In normal circumstances the company's shareholders receive funds surplus to TVNZ's
investment and operating requirements - typically 70 per cent of net profit after tax.
In a statement, the company said its six-month result announced today put it
on track to achieve the full year financial targets set out in its 2015 Statement of Intent.
Chief executive Kevin Kenrick said the business was moving into a strong second half, leveraging recent investments in upgrading digital technology platforms to re-launch enhanced versions of TVNZ OnDemand and onenews.co.nz.
Digital media was continuing to perform strongly and TVNZ OnDemand video streams up 38 per cent year on year - hitting a record in the month of October with over 6 million streams, Kenrick said.

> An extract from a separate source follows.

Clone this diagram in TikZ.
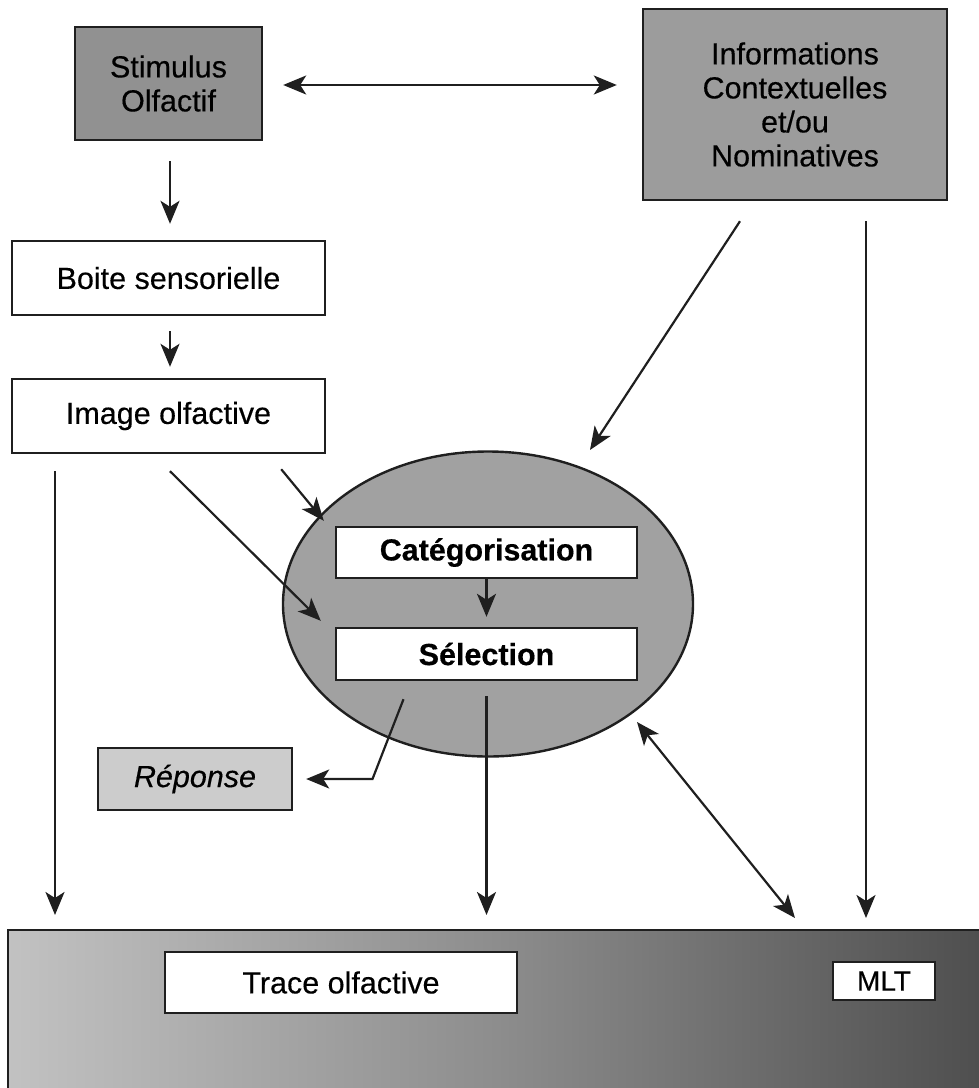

Digital media revenue rose 34 per cent compared with the same period in the previous year and was buoyed by the lift in online viewing.
However, as was the case with other media groups, TVNZ's advertising revenue was down due to softer demand, Kenrick said.
The revaluation of currency hedging held at 31 December 2014 - noted in the financial report as an unrealised net foreign exchange loss of $3.6 million - also had a negative impact due to the strength of the NZ dollar.
The company's share of television advertising revenue increased slightly, from 60.9 per cent to 61.6 per cent.
Television audience share also strengthened, led by News and Current Affairs programming and peak time entertainment shows.
ONE News was the most watched programme for the period with an average total audience of more than 650,000 viewers.
Breakfast and Seven Sharp also increased audience share over the 6 months, and Sunday was the most watched current affairs show with an average audience of more than 600,000 New Zealanders per episode.
The transfer of the TVNZ archive to the Crown was also completed during the six-month period.